Apart from the differing roles, the mechanism of the module system is substantially different from that of any object system. Simply put, the ML module system is fundamentally a mechanism for associating types with values (which includes functions). In ML, instead of achieving information hiding by changing the visibility of data, the language hides the definition of types. The idea is that once the definition of a type name goes out of scope, the static semantics will reject any operation on values of that type which relies on identity of that type. Meanwhile, operations that are type agnostic (aka "parameteric") can be applied. For example, a symbol table may implement a symbol index as an int. This index can be incremented to produce a fresh symbol index, but obviously this implementation detail does not need to be exposed to clients of the symbol table implementation. Thus this detail of the implementation of the symbol index type can be hidden in the scope of clients. However, that isn't to say that symbol indices themselves are hidden. Clients obviously need to have symbol indices around in order to lookup the symbol table. So symbol indices exist outside of the symbol table implementation, but they exist only as black boxes. Clients can freely pass around symbol indices and aggregate them into collections (which is usually a parameteric operation). The language semantics will guarantee that the symbol index abstraction will not be violated throughout this.

The programming-in-the-large role on the surface appears to be vague and potentially encompassing a wide variety of programming language features. However, the module system's notion of programming-in-the-large is fairly specific. The canonical example is partitioning a compiler into reusable parts such as the backend code generation, the optimizer, and front-end. The backend is a particularly interesting example. Because compilers can target multiple architectures, the backend should be parameterized on architecture. In practice, this means an instruction set and perhaps some details on memory layout. This granularity of programming-in-the-large takes various forms. It ranges from the notion of compilation units (i.e., separate files for separate compilation units) to the ML module system. In a large system written in C, parameterization of a compiler backend would be largely handled by some sophisticated preprocessing system. In C++, the module system takes the form of the namespace feature. Namespaces can span multiple compilation units and manage the scopes of function names, variables, and type names (including classes). Similarly, the ML module also manages the scopes of function names, variables, and type names. In fact, ML modules can also manage the scopes modules through hierarchical nesting of modules. This is the first big difference between an object system and the module system. Object systems were meant primarily to encapsulate data (i.e., fields/variables) and operations (i.e., methods/member functions). Java supports inner classes thus enabling a degree of management of types, but this capability is seldom cited as a core feature of OOP.

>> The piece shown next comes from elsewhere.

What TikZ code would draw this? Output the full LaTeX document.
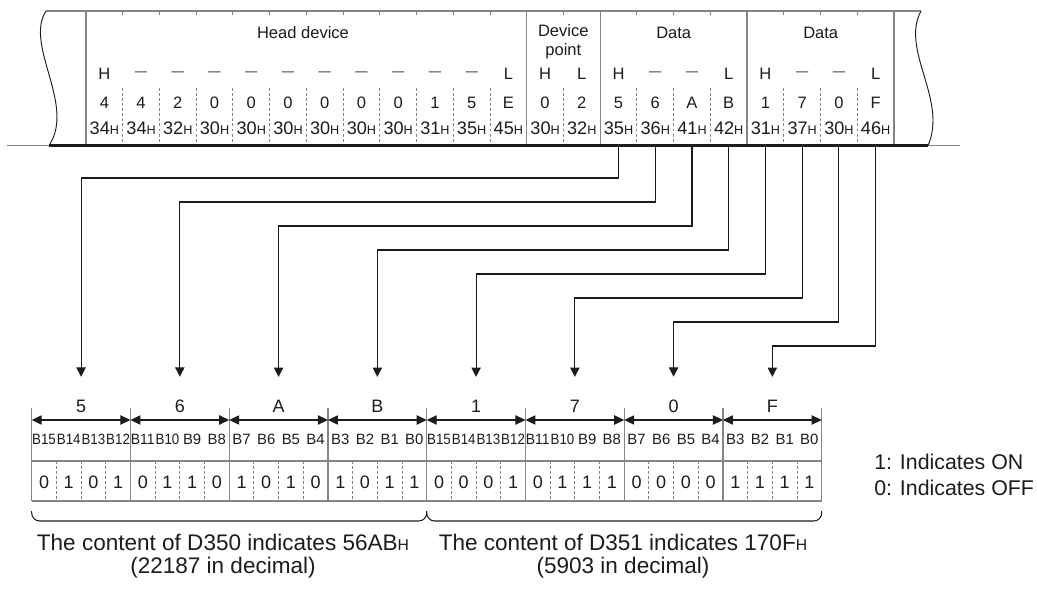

The second purpose of the module system, facilitating a type-safe container library, is usually considered the role of the C++ template system rather than the object system. Similar to the ML module system, the C++ template system was also originally intended to support a type-safe container library. In C++'s case, the type-safe library was the Standard Template Library (STL). To achieve this, the template language enabled parameterization on types, both user-defined classes and primitive types such as int. Similarly, the ML module system achieves type parameterization by virtue of functors which map structure to structure such that any structure may include type definitions as components.

1 comment:

  1. Looking forward to follow-up posts. I would love to have a better understanding of the ML module system. It seems to be little understood and often misunderstood.